$41 Billion: That is the total amount of money on gift cards that went, or is likely to go, unspent from 2005 to 2011.
Gift cards are becoming an increasingly popular holiday present, but as the market grows in value the question of what happens to money that goes unspent still looms large. Some 80% of respondents to a National Retail Federation survey said they planned to buy gift cards during the 2011 holiday season, while for the fifth year in a row they remain the most requested present with 58% of shoppers saying they’d like to receive a gift card. The market for gift cards is growing along with their popularity. Financial-consulting firm Tower Group estimates that gift-card sales will reach $100 billion in 2011.
Consumers aren’t the only ones who love gift cards. The retail industry also has many reasons to embrace them. Stores can’t count money received from the gift givers who purchase the cards as revenue until they’re redeemed, but this offers a number of benefits. First, it sets up a source of cash flow in the weeks after the holidays as recipients make their way to stores to spend the money on their cards.

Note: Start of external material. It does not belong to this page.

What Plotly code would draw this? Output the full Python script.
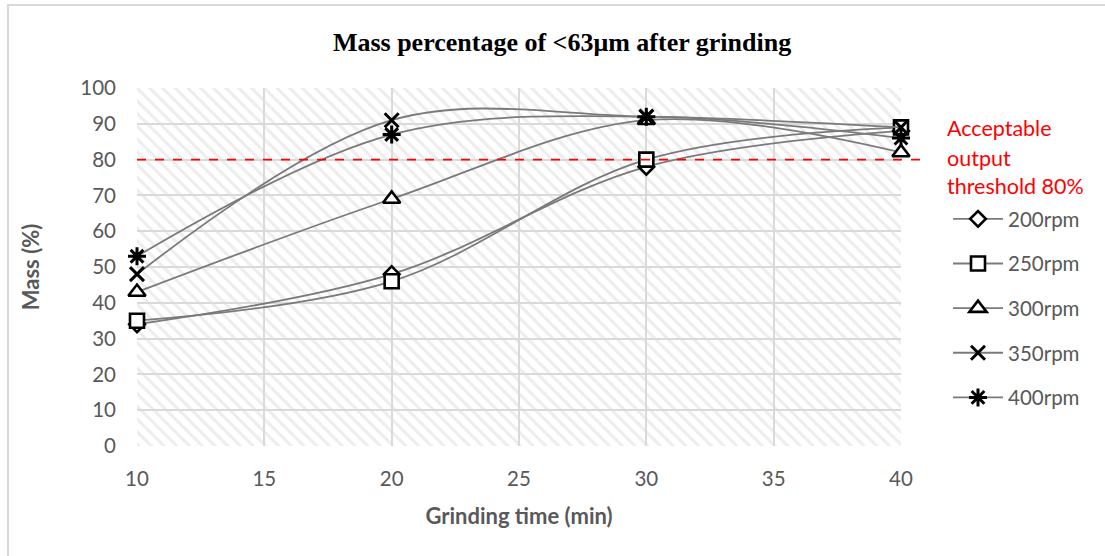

The answer to how retailers deal with those “lost” funds isn’t simple, and there are no hard-and-fast rules — either at the federal level of government or through national regulatory accounting principles. The Securities and Exchange Commission allows companies to take unused gift-card money as income once they can reasonably say the card won’t be redeemed, but there’s no set time limit. Best Buy, for example, sets that level at about two years. In fiscal 2011, the electronics company recorded $53 million in income from gift-card “breakage,” or cards that are unlikely ever to be redeemed, up from $43 million a year earlier.